In January, Peterson started taking physically disabled Fairview Elementary students into the on-site community garden to plant seeds, water flowers and yank weeds. The conditions, however, were far from ideal.
“Some of the kids in wheelchairs were really excited about being there, but it was just really challenging for them to get down to the ground,” Peterson explains. At Bullington Gardens in Hendersonville, however, she’d seen beds built high enough to accommodate wheelchair users; why couldn’t the same concept be applied here?
This summer, volunteering alongside more than 20 Warren Wilson College students, Peterson and members of Fairview Elementary’s Garden Committee built the Ability Garden in a day.
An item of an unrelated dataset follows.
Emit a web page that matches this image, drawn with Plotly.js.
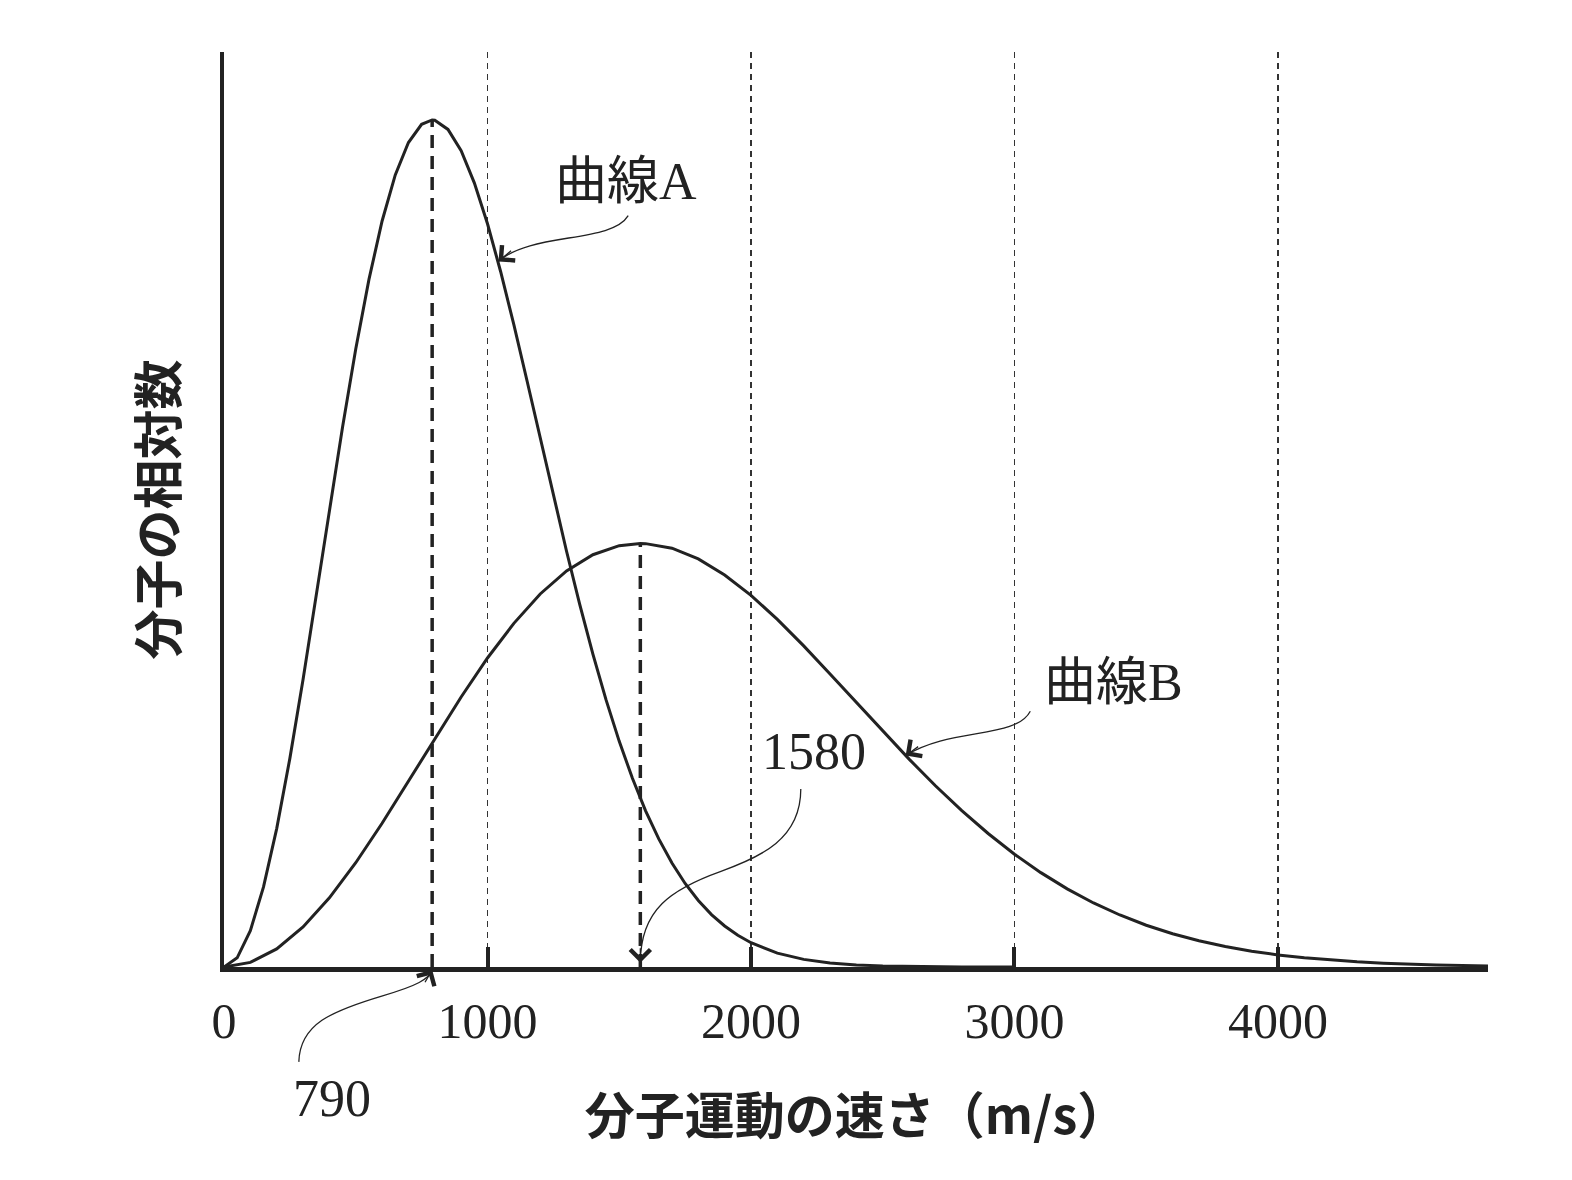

Judith Naisang, one of the school's five intensive-intervention teachers, loves seeing what garden time can do for her students.
“They enjoy digging in the dirt, exploring, showering everybody (because they get to water the plants),” she says. “They really like the aspect of 'The dirt's here, and the shovel's there, and here I can pull things up.' It's just a very positive experience.”
And with a series of fundraisers planned, Reed says she hopes to see those positive experiences extended to the playground within the next couple of years.
“We're really trying to get this vision down on paper,” she says, adding that the group hopes a joint-use agreement will enable the community at large to take advantage of the new facility as well.
In the meantime, Palmeri is inspired by the memory of watching her own two children “enjoy the same space to socialize, to laugh together, to chase each other to a piece of equipment and climb together. They just did every single thing together on that playground.”